-- Start Data excerpts --
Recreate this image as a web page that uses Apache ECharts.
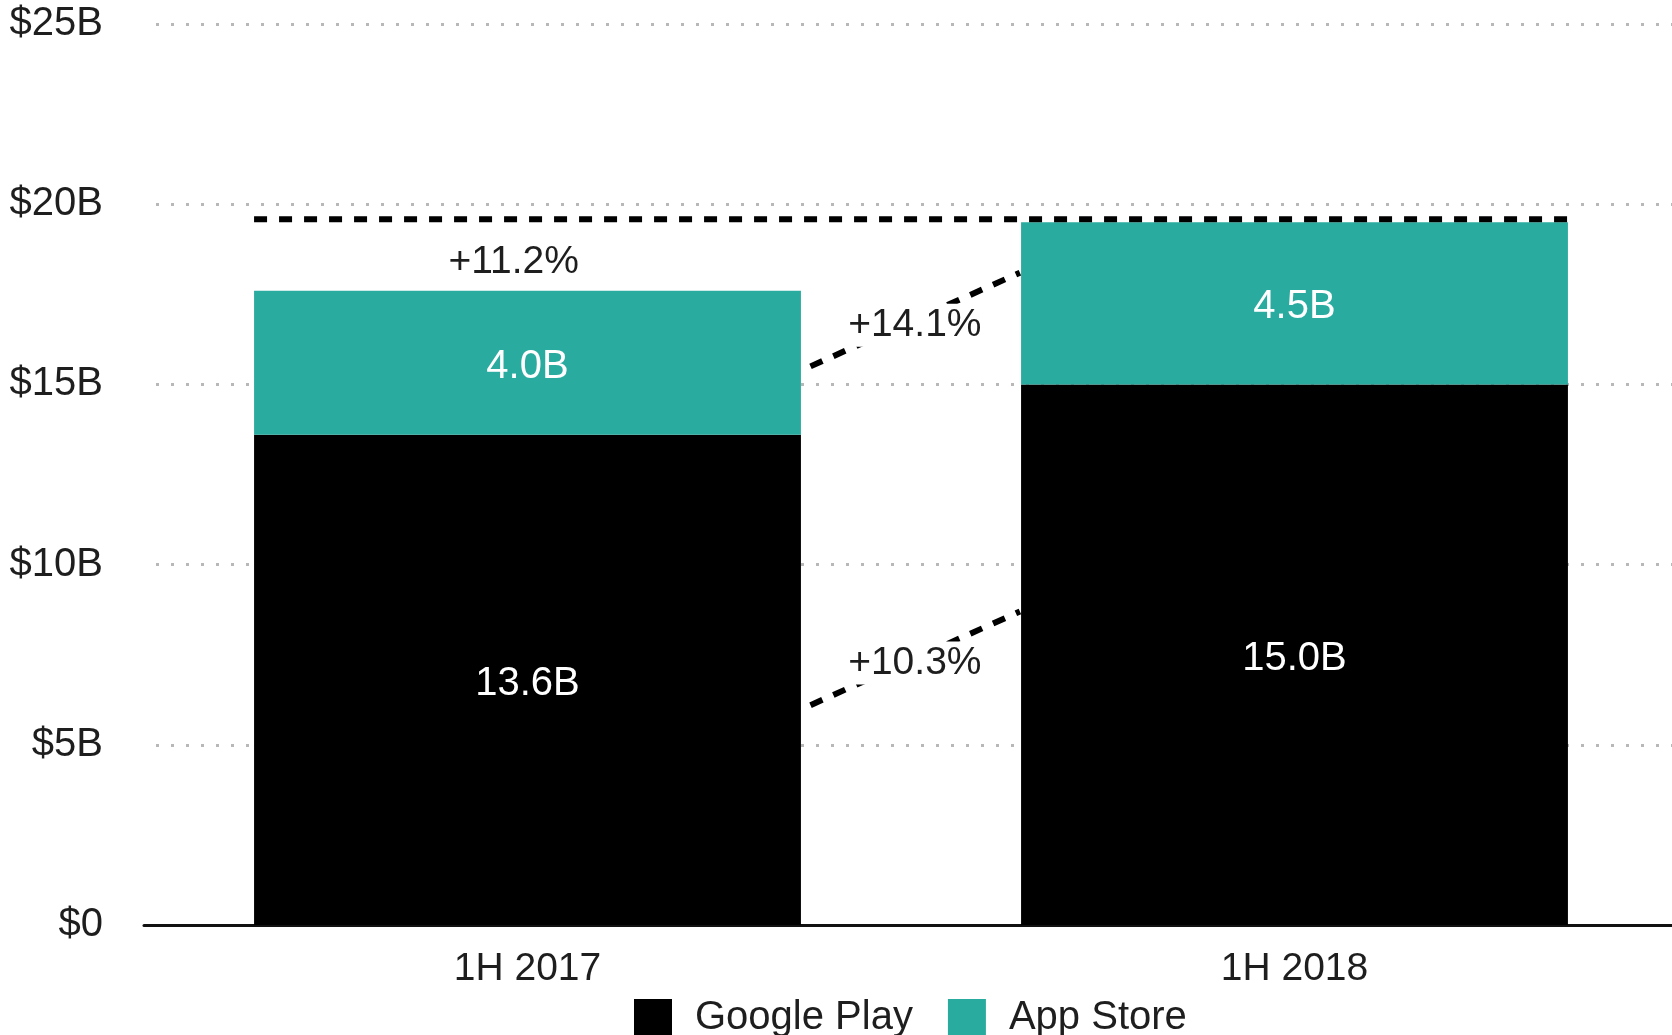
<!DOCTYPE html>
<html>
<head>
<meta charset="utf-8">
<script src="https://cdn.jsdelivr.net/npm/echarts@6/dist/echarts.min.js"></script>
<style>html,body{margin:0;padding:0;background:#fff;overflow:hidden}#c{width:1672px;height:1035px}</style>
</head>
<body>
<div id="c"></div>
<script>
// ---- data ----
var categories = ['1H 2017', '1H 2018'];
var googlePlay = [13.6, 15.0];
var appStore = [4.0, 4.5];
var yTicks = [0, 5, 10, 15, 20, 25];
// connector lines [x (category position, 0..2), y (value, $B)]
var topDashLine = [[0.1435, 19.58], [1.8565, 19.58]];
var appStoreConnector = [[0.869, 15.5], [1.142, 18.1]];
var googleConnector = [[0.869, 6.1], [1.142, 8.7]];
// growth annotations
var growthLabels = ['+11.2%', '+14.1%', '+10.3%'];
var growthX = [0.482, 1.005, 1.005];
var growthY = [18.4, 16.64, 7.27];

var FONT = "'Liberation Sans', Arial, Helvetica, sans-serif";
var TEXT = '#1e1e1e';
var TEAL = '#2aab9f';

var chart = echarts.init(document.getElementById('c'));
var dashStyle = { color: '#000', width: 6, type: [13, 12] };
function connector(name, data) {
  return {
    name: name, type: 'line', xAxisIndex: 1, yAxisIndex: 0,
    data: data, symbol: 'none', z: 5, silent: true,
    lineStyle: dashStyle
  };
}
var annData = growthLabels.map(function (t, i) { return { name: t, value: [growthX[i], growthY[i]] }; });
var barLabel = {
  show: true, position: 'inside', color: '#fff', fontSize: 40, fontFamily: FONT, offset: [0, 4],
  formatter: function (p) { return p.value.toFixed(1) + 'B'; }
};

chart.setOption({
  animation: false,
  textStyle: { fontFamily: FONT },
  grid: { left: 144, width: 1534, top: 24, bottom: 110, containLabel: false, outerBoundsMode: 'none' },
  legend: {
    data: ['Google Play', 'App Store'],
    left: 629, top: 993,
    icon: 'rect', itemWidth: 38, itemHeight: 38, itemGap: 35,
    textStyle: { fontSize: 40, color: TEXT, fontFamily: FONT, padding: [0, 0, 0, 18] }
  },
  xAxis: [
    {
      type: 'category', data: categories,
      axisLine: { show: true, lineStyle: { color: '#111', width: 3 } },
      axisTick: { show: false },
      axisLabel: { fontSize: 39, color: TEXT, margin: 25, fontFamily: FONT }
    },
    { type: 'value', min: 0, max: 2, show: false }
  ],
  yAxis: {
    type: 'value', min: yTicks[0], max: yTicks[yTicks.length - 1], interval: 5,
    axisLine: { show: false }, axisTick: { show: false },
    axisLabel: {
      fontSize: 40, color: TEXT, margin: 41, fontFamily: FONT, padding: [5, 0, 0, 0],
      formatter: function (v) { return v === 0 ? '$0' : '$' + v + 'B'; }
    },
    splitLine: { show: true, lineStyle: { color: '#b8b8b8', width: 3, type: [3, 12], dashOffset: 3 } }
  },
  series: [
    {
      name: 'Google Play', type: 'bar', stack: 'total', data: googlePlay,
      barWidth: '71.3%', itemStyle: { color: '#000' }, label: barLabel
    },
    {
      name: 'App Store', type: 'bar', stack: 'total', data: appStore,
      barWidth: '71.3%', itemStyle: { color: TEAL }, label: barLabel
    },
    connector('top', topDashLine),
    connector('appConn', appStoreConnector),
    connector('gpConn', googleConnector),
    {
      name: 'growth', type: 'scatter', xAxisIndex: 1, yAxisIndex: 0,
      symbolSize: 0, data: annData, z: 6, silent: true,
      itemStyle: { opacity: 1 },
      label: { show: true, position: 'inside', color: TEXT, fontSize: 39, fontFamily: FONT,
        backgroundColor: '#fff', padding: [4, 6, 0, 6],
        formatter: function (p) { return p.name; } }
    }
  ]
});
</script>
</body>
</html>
-- End Data excerpts --
-- Start Data excerpts --
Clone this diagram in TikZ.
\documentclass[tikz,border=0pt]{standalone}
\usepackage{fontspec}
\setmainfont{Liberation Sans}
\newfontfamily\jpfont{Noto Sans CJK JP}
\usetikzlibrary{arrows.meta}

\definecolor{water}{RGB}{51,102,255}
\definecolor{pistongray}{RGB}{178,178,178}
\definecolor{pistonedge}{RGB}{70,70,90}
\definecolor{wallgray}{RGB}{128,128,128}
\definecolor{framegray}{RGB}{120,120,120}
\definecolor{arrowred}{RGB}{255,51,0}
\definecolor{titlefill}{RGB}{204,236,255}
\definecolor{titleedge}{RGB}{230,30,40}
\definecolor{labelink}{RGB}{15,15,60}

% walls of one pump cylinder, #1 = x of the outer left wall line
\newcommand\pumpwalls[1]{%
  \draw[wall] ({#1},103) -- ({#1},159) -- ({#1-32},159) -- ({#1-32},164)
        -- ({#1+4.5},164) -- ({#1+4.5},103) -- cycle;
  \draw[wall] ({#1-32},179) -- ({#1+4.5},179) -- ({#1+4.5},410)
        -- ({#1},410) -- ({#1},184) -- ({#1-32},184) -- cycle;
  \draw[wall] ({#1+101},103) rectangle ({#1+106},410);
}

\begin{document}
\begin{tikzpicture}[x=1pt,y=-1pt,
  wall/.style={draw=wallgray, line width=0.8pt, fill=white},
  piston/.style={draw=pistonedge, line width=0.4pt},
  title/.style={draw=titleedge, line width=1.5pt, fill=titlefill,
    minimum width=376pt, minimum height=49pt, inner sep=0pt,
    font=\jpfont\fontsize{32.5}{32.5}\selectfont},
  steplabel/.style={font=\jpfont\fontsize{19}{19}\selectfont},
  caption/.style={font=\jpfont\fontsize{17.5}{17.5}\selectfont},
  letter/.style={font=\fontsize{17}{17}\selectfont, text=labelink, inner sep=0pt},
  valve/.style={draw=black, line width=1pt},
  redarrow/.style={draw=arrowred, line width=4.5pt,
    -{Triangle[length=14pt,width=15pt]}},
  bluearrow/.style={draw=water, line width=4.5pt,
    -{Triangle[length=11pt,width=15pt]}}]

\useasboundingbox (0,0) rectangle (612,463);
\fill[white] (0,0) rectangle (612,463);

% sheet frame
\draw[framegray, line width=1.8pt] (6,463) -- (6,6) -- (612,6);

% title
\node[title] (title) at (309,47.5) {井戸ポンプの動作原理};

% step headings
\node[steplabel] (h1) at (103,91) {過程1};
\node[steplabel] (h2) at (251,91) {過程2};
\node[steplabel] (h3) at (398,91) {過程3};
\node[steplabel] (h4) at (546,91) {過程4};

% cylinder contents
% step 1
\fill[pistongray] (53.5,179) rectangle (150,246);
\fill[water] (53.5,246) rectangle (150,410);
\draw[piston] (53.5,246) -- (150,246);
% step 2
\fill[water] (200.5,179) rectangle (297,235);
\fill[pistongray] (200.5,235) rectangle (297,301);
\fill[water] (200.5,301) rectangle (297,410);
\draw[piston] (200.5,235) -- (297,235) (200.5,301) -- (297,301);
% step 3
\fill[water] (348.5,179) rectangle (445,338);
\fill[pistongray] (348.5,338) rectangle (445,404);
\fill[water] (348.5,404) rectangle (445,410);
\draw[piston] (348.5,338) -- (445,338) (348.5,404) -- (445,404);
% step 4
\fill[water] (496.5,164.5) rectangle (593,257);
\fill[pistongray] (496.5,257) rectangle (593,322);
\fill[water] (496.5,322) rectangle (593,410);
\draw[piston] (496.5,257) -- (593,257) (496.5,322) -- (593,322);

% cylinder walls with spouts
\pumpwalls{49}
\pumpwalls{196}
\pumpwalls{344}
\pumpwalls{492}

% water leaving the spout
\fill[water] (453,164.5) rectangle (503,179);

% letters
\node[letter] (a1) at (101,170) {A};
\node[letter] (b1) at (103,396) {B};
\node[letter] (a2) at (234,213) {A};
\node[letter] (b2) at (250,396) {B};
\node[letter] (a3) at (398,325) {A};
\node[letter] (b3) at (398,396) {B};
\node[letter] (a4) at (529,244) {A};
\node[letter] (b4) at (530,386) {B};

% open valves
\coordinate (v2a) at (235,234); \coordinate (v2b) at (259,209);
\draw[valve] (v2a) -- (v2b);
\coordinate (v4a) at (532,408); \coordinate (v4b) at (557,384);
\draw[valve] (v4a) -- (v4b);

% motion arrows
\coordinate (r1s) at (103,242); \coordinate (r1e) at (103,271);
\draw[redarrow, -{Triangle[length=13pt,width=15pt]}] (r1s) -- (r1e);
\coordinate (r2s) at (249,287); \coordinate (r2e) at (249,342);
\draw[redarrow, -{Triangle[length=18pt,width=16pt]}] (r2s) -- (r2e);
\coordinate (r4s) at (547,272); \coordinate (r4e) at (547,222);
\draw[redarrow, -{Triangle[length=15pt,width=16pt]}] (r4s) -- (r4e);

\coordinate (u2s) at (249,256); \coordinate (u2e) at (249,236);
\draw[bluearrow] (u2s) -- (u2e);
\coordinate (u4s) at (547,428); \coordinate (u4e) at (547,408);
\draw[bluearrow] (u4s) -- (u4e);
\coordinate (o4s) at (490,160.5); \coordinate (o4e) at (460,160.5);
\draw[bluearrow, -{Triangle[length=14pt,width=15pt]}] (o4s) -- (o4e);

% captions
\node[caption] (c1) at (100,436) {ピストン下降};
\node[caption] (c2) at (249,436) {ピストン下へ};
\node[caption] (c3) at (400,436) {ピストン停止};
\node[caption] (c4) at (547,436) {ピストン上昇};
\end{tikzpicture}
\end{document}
-- End Data excerpts --
» Exercise directions
On how many lines does the word "this" appear? Answer with only the number.

» Exercise solution
2